MEXICO CITY — The number of homicides in Mexico rose by nearly a quarter in 2010 compared to the year before as the drug war intensified across the country, Mexican statisticians said Thursday.
The National Institute of Statistics and Geography recorded 24,374 homicides over the course of last year, a 23 percent increase from 19,803 in 2009. Last year's figure represented 22 killings for every 100,000 residents in the country.
Many but not all of the homicides were committed by organized crime organizations, the institute told The Associated Press.
Violence has risen in many Mexican regions as a result of drug trafficking and other organized criminal activity. President Felipe Calderon's office has said that more than 15,000 homicides in 2010 were attributed to organized crime.

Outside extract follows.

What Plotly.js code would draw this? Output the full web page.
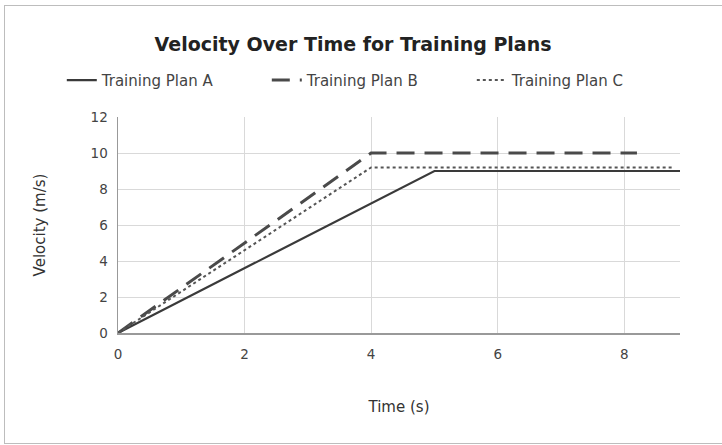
<!DOCTYPE html>
<html>
<head>
<meta charset="utf-8">
<script src="https://cdn.plot.ly/plotly-3.0.1.min.js"></script>
<style>
html,body{margin:0;padding:0;background:#fff;}
#wrap{position:relative;width:722px;height:445px;}
#frame{position:absolute;left:4px;top:5px;width:740px;height:439px;border:1px solid #bdbdbd;box-sizing:border-box;pointer-events:none;}
#chart{position:absolute;left:0;top:0;width:722px;height:445px;}
</style>
</head>
<body>
<div id="wrap"><div id="chart"></div><div id="frame"></div></div>
<script>
var timeA = [0, 5, 8.88];
var velA  = [0, 9, 9];
var timeB = [0, 4, 8.2];
var velB  = [0, 10, 10];
var timeC = [0, 4, 8.75];
var velC  = [0, 9.2, 9.2];
var names = ['Training Plan A', 'Training Plan B', 'Training Plan C'];
var xTicks = [0, 2, 4, 6, 8];
var yTicks = [0, 2, 4, 6, 8, 10, 12];

var traces = [
  {x: timeA, y: velA, name: names[0], mode: 'lines', line: {color: '#3a3a3a', width: 2.2, dash: 'solid'}},
  {x: timeB, y: velB, name: names[1], mode: 'lines', line: {color: '#4a4a4a', width: 3, dash: '18px,10px'}},
  {x: timeC, y: velC, name: names[2], mode: 'lines', line: {color: '#555555', width: 2, dash: 'dot'}}
];

var FONT = 'DejaVu Sans, Liberation Sans, Arial, sans-serif';
var layout = {
  width: 722, height: 445,
  paper_bgcolor: 'rgba(0,0,0,0)', plot_bgcolor: '#fff',
  margin: {l: 118, r: 42, t: 117, b: 112},
  font: {family: FONT, color: '#444', size: 13},
  title: {text: '<b>Velocity Over Time for Training Plans</b>', x: 0.489, xanchor: 'center', xref: 'container',
          y: 0.9, yanchor: 'middle', yref: 'container', font: {family: FONT, size: 19, color: '#222'}},
  showlegend: true,
  legend: {orientation: 'h', x: -0.1, xanchor: 'left', y: 1.17, yanchor: 'middle',
           entrywidth: 160, entrywidthmode: 'pixels',
           font: {family: FONT, size: 15, color: '#444'}, itemwidth: 30, tracegroupgap: 0},
  xaxis: {range: [0, 8.88], tickvals: xTicks, ticktext: xTicks.map(String), showgrid: true, gridcolor: '#d9d9d9',
          zeroline: false, showline: true, linecolor: '#999', linewidth: 1.5, ticks: '',
          ticklabelstandoff: 8,
          tickfont: {family: FONT, size: 13.5, color: '#444'},
          title: {text: 'Time (s)', font: {family: FONT, size: 15, color: '#333'}, standoff: 41}},
  yaxis: {range: [0, 12], tickvals: yTicks, showgrid: true, gridcolor: '#d9d9d9',
          zeroline: false, showline: true, linecolor: '#999', linewidth: 1.5, ticks: '',
          ticklabelstandoff: 6,
          tickfont: {family: FONT, size: 13.5, color: '#444'},
          title: {text: 'Velocity (m/s)', font: {family: FONT, size: 15, color: '#333'}, standoff: 41}}
};

Plotly.newPlot('chart', traces, layout, {displayModeBar: false, staticPlot: true});
</script>
</body>
</html>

According to the statistics institute, the U.S.-bordering state of Chihuahua saw the highest number of homicides with 4,747. Sinaloa, in northwestern Mexico, registered 2,505.
Sinaloa is the headquarters of the Sinaoloa cartel, while Chihuahua includes the violent border city of Ciudad Juarez. Those two states are among the most affected by drug violence, and together they accounted for 29 percent of Mexico's homicides.
The institute cautioned that its information was preliminary and said it awaited definitive results that are to be released in September.
In the northern state of Zacatecas, prosecutors said a town mayor was found shot to death lying alongside a slain local farm union official Thursday, a day after they were kidnapped by gunmen.